Proseguiamo la rassegna stampa con Sergio Giraldo, che nell'articolo pubblicato il 10 settembre da La Verità "Ecco come l'asse Italia-Germania può cambiare il futuro dell'auto", dedicato al possibile bando del bando (un bando al quadrato) dei motori termici, chiosava ironicamente a proposito del piano di Draghi: "Un altro piano, in effetti mancava". Scriveva Giraldo:

"Le difficoltà tedesche sono sia di consenso politico alla transizione, man mano che questa appare nella sua natura creatrice di disuguaglianze e di costi pesanti, sia industriali. La difficoltà della transizione verso l'auto elettrica è stata abbondantemente sottovalutata da tutti gli attori".

Quanto meno... E non solo la transizione verso l'auto elettrica: anche quella verso la società multietnica e multiculturale (e chi più ne ha più ne metta) non ha scherzato in fatto di sottovalutazione delle difficoltà...

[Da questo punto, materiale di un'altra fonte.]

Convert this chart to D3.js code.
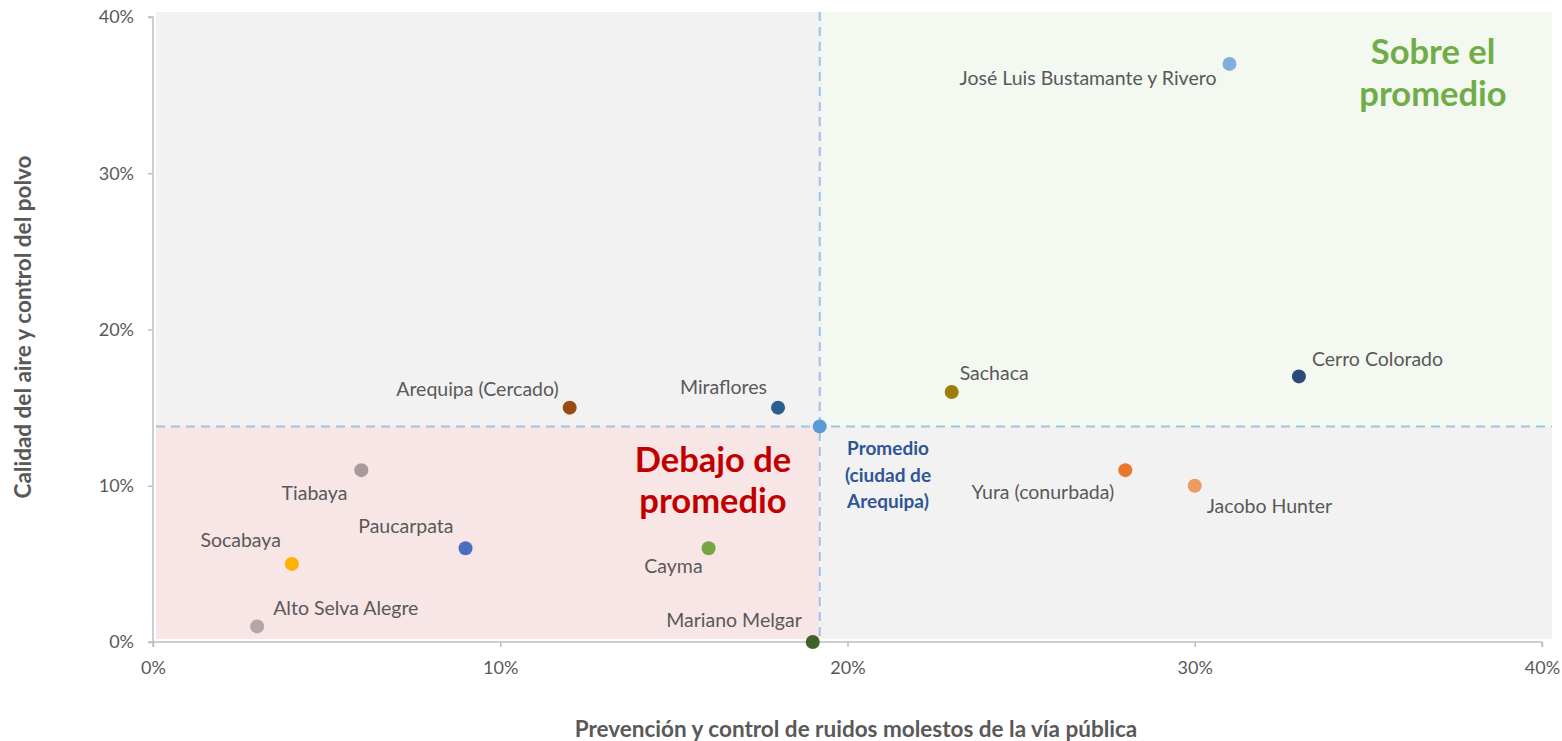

Poi Paolo Annoni, nell'articolo su Il Sussidiario del 10 settembre "Rapporto Draghi/ L'insostenibile sogno green a spese dell'Italia":

"Vista da fuori l’unica cosa certa di questa ricetta sono i costi. Non solo. Sappiamo che né gli Stati Uniti, né la Cina, né le medie potenze hanno intenzione di intraprendere lo stesso percorso green dell’Europa...  Trasformare completamente un sistema energetico, che è la base del sistema industriale, comporta costi colossali per le reti, richiede nuove miniere, metalli, nuove catene di fornitura. Investimenti e debito sostengono l’economia, ma poi presentano il conto. L’abbiamo imparato negli ultimi due anni con una fase inflattiva che non si vedeva da 40 anni e con i bilanci pubblici sotto pressione... l’Unione deve concepirsi “povera”, oggi invece annuncia al mondo di essere in crisi, ma di volersi permettere lussi che molti altri non si vogliono permettere... Il sogno europeo, un piano di investimento triplo rispetto al piano Marshall, sarà, in ultima analisi, garantito dai risparmi degli europei, chiamati, volenti o nolenti, a garantire il piano della Commissione."

Infine Mauro Bottarelli (e non solo su Draghi: si legga anche della truffa delle pensioni integrative, della crisi incombente delle banche europee per i crediti immobiliari e dello "sprofondo dell'ultimo dato di produzione industriale" in Germania, da noi segnalato nell'ultima edicola RRC) nell'articolo La bolla del mattone che preoccupa l’Europa:

"Non a caso, chi è tornato fuori di colpo dopo mesi di esilio silente e dorato in quel di Città della Pieve? Mario Draghi con la sua agenda di riforme per salvare l’Europa dall’estinzione economica, nulla più che un colossale indebitamento comune che farà la gioia di Alternative fur Deutschland in vista del voto in Brandeburgo del 22 settembre".

A proposito: indovinate chi è in testa nei sondaggi in Brandeburgo per il voto di domenica.